Here the determinative inquiry is not as to agency as between consignor-seller and consignee-member (cf. Adams v. Mills, 1932, 286 U.S. 397, 406, 407, 52 S. Ct. 589, 76 L.Ed. 1184), but as to the agency relationship between both or either of them and the association. And the facts *996 found by the Commission admit of but one conclusion as to this: That the association at all times acts solely at the request, and under the direction, and for the account and benefit, of the member-purchaser. As between member and association, then, the former always acts as principal, the latter as agent.
The existence of this agency is implicit in the findings of the Commission. The report states that "All of the shipments involved are consigned * * * upon instructions of the members" of the association. Admittedly, the facilities of the association are not available to a non-member shipper otherwise than through arrangements made by a member. And the necessary arrangements are that the member as principal instruct the association as agent to handle the shipment. Moreover, both the purpose and the result of the transaction is not to benefit the shipper, but to reduce transportation costs to the member through savings effected in cooperation with other members who likewise employ the association as transportation agent.
When this principal-agent relationship between member-purchaser and the association is borne in mind it is clear that there is no profit to the association from the activities described in the Commission's report, 49 U.S.C.A. § 1002(c); and it is equally clear that the association, as agent for the members, does not "hold itself out to the general public to * * * provide transportation of property * * * for compensation." 49 U.S.C.A. § 1002(a) (5).
The court is of opinion therefore that inasmuch as respondent association acts only as agent of its members "in consolidating or distributing freight * * * for the members * * * on a non-profit basis, for the purpose of securing the benefits of carload, truckload, or other volume rates," respondents are not subject to regulation in such activities by the Commission pursuant to part IV of the Interstate Commerce Act. 49 U.S.C.A. § 1001 et seq. Which is to say that the conclusions reached by the Commission in the report of November 26, 1945 [264 I.C.C. 134] were correct.

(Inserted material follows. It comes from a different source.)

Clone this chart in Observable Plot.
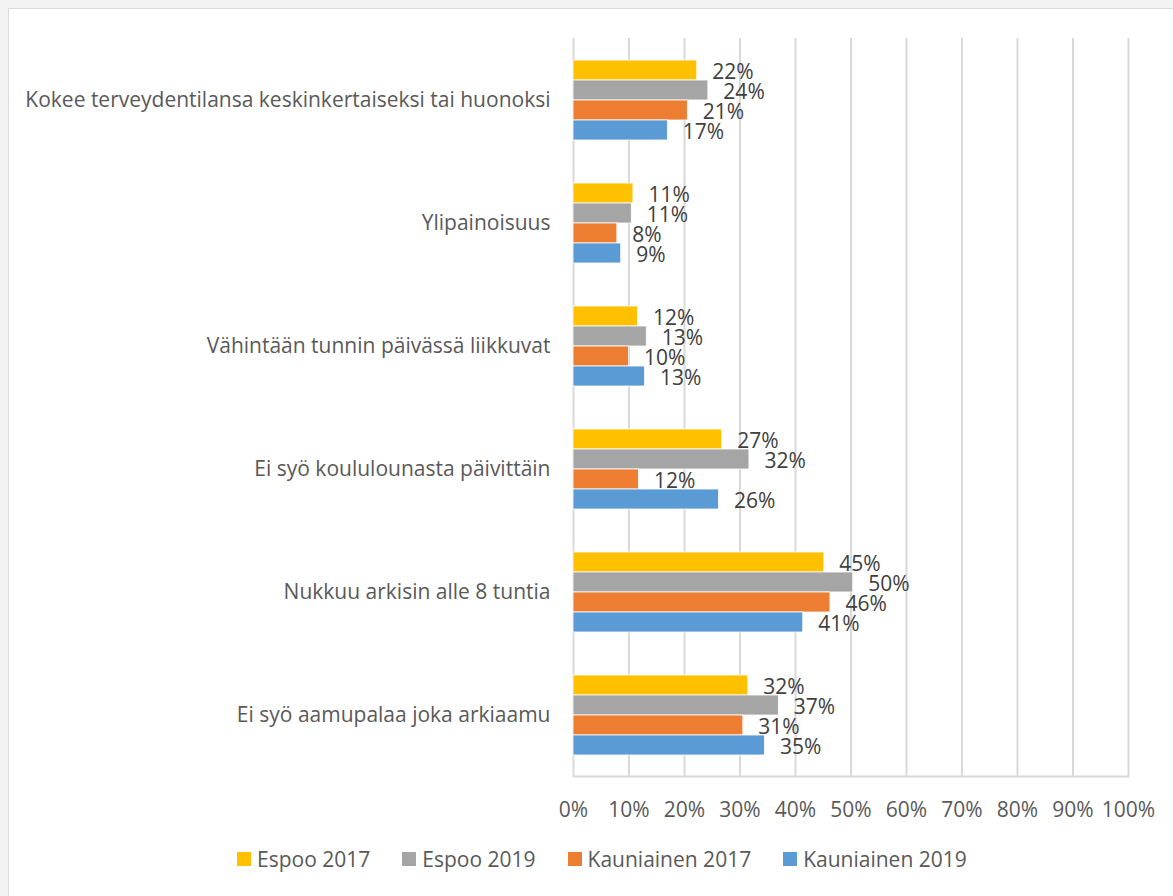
<!DOCTYPE html>
<html>
<head>
<meta charset="utf-8">
<script src="https://cdn.jsdelivr.net/npm/d3@7"></script>
<script src="https://cdn.jsdelivr.net/npm/@observablehq/plot@0.6"></script>
<style>
  html, body { margin: 0; padding: 0; background: #f3f3f3; }
  #frame { position: absolute; left: 8px; top: 8px; width: 1164px; height: 888px; background: #fff; border-top: 1px solid #dcdcdc; border-left: 1px solid #dcdcdc; font-family: "Open Sans", sans-serif; }
  #legend { position: absolute; left: 228px; top: 836px; display: flex; align-items: center; font-size: 21px; color: #595959; }
  #legend .item { display: flex; align-items: center; margin-right: 32px; }
  #legend .sw { width: 14px; height: 14px; margin-right: 6px; }
</style>
</head>
<body>
<div id="frame"><div id="chart"></div><div id="legend"></div></div>
<script>
const categories = [
  "Kokee terveydentilansa keskinkertaiseksi tai huonoksi",
  "Ylipainoisuus",
  "Vähintään tunnin päivässä liikkuvat",
  "Ei syö koululounasta päivittäin",
  "Nukkuu arkisin alle 8 tuntia",
  "Ei syö aamupalaa joka arkiaamu"
];
const seriesNames = ["Espoo 2017", "Espoo 2019", "Kauniainen 2017", "Kauniainen 2019"];
const seriesColors = ["#FFC000", "#A5A5A5", "#ED7D31", "#5B9BD5"];
const espoo2017 = [22.3, 10.8, 11.6, 26.8, 45.2, 31.5];
const espoo2019 = [24.3, 10.5, 13.2, 31.7, 50.4, 37.0];
const kauniainen2017 = [20.6, 7.9, 10.0, 11.8, 46.3, 30.6];
const kauniainen2019 = [17.0, 8.6, 12.9, 26.2, 41.4, 34.5];
const xTicks = [0, 10, 20, 30, 40, 50, 60, 70, 80, 90, 100];

const seriesValues = [espoo2017, espoo2019, kauniainen2017, kauniainen2019];
const data = [];
categories.forEach((c, i) => {
  seriesNames.forEach((s, j) => {
    data.push({category: c, series: s, value: seriesValues[j][i]});
  });
});

const font = "'Open Sans', sans-serif";
const chart = Plot.plot({
  width: 1164,
  height: 819,
  marginLeft: 564,
  marginRight: 45,
  marginTop: 27,
  marginBottom: 50,
  style: {fontFamily: font, fontSize: "21px", color: "#595959", background: "white", overflow: "visible"},
  x: {domain: [0, 100], ticks: xTicks, tickFormat: d => d + "%", tickSize: 0, tickPadding: 26, label: null, line: true},
  fy: {domain: categories, padding: 0, label: null, tickSize: 0, tickPadding: 23},
  y: {domain: seriesNames, axis: null, paddingInner: 0, paddingOuter: 0.944},
  color: {domain: seriesNames, range: seriesColors},
  marks: [
    Plot.ruleX(xTicks, {stroke: "#d9d9d9", strokeWidth: 2}),
    Plot.barX(data, {fy: "category", y: "series", x: "value", fill: "series", stroke: "white", strokeWidth: 0.8}),
    Plot.text(data, {fy: "category", y: "series", x: "value", text: d => Math.round(d.value) + "%", textAnchor: "start", dx: 15, dy: 2, fill: "#404040", fontSize: 21})
  ]
});
chart.querySelectorAll("[aria-label*='frame'], [aria-label*='frame'] *, [aria-label*='x-axis'] line, [aria-label*='x-axis'] path, [aria-label*='x-axis'] rect").forEach(p => {
  p.setAttribute("stroke", "#d9d9d9");
  p.setAttribute("stroke-width", "2");
  p.style.stroke = "#d9d9d9";
});
document.getElementById("chart").appendChild(chart);

const legend = document.getElementById("legend");
seriesNames.forEach((s, i) => {
  const item = document.createElement("div");
  item.className = "item";
  const sw = document.createElement("div");
  sw.className = "sw";
  sw.style.background = seriesColors[i];
  const t = document.createElement("span");
  t.textContent = s;
  item.appendChild(sw);
  item.appendChild(t);
  legend.appendChild(item);
});
</script>
</body>
</html>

Accordingly the court holds that the conclusions and requirements of the Commission, predicated upon the report of December 18, 1947 [269 I.C.C. 504], have no rational basis, and must be set aside.
Plaintiffs will submit findings of fact, conclusions of law and judgment setting aside the requirements of the Commission as prayed for, pursuant to local rule 7 within ten days.